Sunday 30 September 2007

The diet starts tomorrow

Imagine, if you will, the analogy of global warming to human obesity. The more you eat and less you exercise, the fatter you get. The more CO2 you put in the atmosphere, the warmer the planet gets.

The earth needs to diet. Badly. But I can personally vouch for diets being hard. Sacrifices have to be made if you want to avoid higher risks of heart attack, diabetes and being a fat bastard. Such is the way of life. Using this view, the attitudes of the head-in-the-sand brigade are pretty simple to summarise:

"The earth isn't warming up" = "I'm not fat, I'm big boned"
"The earth warming up is a natural process" = "It's just water retention"
"The science isn't complete" = "You haven't taken into account my motabilism"

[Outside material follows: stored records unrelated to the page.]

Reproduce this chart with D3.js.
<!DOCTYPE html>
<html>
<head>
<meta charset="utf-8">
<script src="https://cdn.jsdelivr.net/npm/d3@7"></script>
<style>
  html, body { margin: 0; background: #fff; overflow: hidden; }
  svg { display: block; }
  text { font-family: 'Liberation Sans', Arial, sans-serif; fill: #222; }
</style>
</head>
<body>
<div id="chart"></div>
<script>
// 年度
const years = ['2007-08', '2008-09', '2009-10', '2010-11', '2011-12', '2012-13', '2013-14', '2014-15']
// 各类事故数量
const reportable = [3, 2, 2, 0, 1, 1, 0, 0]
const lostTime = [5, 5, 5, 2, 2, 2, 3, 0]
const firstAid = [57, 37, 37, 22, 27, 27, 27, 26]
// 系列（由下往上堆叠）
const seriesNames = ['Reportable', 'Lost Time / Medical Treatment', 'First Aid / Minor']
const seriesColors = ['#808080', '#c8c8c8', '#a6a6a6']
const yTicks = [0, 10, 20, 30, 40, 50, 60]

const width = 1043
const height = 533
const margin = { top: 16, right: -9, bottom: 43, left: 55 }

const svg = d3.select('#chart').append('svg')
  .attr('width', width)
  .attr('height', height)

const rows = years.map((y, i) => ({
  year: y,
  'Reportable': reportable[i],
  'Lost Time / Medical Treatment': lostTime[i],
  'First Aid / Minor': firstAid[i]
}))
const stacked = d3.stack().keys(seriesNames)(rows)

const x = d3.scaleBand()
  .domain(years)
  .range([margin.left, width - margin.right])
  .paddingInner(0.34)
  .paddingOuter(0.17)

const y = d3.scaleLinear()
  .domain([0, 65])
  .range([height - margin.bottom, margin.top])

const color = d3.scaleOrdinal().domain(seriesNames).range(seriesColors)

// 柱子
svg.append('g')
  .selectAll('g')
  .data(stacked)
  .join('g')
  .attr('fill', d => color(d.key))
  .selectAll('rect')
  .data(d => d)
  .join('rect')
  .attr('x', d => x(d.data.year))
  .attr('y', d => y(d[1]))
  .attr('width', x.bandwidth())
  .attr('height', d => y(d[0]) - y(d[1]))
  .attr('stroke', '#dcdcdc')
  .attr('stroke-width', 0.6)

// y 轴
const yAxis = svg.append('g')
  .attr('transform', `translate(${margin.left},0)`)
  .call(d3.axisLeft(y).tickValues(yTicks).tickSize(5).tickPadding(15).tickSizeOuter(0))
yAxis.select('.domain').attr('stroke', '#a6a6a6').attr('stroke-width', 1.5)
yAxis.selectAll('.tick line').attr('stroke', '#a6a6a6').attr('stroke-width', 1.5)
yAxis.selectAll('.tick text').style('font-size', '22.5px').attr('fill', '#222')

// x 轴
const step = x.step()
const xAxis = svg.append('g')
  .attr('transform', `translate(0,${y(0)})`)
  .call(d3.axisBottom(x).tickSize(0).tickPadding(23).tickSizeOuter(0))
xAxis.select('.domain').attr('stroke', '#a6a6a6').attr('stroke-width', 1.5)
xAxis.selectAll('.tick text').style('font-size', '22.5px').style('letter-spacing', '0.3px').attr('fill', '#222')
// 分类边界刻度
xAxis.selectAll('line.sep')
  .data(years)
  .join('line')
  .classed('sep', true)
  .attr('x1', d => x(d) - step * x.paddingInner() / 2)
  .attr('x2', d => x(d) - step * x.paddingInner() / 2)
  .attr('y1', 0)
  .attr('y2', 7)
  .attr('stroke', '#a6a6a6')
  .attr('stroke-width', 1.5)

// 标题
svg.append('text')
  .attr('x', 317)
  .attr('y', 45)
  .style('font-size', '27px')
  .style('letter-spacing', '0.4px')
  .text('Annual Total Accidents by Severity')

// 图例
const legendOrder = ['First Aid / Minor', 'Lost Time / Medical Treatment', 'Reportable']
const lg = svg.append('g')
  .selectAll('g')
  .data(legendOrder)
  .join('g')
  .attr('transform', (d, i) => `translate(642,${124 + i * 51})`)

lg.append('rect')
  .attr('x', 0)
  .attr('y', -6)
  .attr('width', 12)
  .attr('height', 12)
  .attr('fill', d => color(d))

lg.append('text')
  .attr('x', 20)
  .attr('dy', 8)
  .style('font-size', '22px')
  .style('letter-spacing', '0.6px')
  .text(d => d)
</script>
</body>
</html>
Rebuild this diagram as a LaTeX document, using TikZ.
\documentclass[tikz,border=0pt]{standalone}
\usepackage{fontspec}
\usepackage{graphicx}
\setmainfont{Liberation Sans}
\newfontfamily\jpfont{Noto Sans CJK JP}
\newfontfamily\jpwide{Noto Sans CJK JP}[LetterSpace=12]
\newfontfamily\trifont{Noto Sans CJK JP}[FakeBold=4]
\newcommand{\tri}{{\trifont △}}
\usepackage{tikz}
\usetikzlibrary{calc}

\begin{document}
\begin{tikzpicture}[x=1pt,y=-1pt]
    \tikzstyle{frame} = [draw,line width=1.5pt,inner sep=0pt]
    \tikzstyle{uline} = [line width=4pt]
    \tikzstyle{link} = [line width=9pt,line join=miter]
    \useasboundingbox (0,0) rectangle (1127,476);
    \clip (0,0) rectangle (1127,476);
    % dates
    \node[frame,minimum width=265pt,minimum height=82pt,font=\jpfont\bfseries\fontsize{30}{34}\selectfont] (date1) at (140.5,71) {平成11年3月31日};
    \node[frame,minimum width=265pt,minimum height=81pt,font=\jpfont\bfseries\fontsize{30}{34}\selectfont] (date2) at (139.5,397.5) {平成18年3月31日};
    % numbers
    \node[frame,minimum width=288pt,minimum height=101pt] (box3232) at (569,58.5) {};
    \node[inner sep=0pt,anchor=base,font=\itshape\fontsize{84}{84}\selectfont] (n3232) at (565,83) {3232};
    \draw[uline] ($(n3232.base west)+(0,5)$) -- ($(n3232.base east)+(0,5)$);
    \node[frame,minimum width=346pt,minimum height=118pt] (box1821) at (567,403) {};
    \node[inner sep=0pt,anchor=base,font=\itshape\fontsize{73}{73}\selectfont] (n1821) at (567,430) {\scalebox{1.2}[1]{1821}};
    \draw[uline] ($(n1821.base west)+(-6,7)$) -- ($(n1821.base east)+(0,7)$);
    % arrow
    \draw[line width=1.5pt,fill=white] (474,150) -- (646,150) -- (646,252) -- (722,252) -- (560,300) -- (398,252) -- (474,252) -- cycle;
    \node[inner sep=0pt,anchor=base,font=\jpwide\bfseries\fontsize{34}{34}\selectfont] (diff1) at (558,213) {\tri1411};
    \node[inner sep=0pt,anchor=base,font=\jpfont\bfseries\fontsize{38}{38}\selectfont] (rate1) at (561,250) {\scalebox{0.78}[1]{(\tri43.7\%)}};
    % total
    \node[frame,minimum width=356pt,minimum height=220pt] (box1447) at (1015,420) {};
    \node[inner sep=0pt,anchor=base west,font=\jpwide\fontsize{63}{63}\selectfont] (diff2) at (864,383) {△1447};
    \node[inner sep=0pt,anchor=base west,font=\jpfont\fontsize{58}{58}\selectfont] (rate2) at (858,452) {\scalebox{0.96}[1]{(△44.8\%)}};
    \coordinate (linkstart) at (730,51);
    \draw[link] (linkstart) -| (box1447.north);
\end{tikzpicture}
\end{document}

All complete toss, naturally. You can argue about the finer details until the cows come home, but it doesn't stop you being a serious fat-ass who needs to cut down on the lard.

On that note, some of dear Georgie latest paltry offerings at a US-hosted climate conference are just plain laughable:

Mr Bush stressed that combating climate change should not damage the economy.
...
"We must do it in a way that does not undermine economic growth or prevent nations from delivering greater prosperity for their people," he said.
i.e. "I'm going to lose weight but I'm not giving up my cream cakes."
And he again hinted that the US would not commit itself to mandatory CO2 cuts.
...
"By setting this goal, we acknowledge there is a problem. And by setting this goal, we commit ourselves to doing something about it," Mr Bush said.
"I'm going to lose weight, I've bought the books and the treadmill, just let me do it in my own time."
"Each nation must decide for itself the right mix of tools and technology to achieve results that are measurable and environmentally effective," Mr Bush told delegates in Washington.
"I'm not going to hassle you, so you don't hassle me. We can all do this without Weight Watchers meetings or weigh-ins or anything."

How many people do you know who have sworn they were going to lose weight to these sorts of statements and didn't? (I'll admit to being one of them) Wake up, Mr. President. Please.

OK, so it's an improvement on his previous line, but he's still living in a serious state of denial. His vision is that with the right investment, some bright American will invent a magic bullet to solve climate change (that presumably they can sell to the rest of the world). Trouble is, I don't know about anyone else, is that when you have access to low-fat mayyonaise (e.g. hybrid cars) you either end up using twice as much of it or use it as an excuse to have that extra bag of crisps.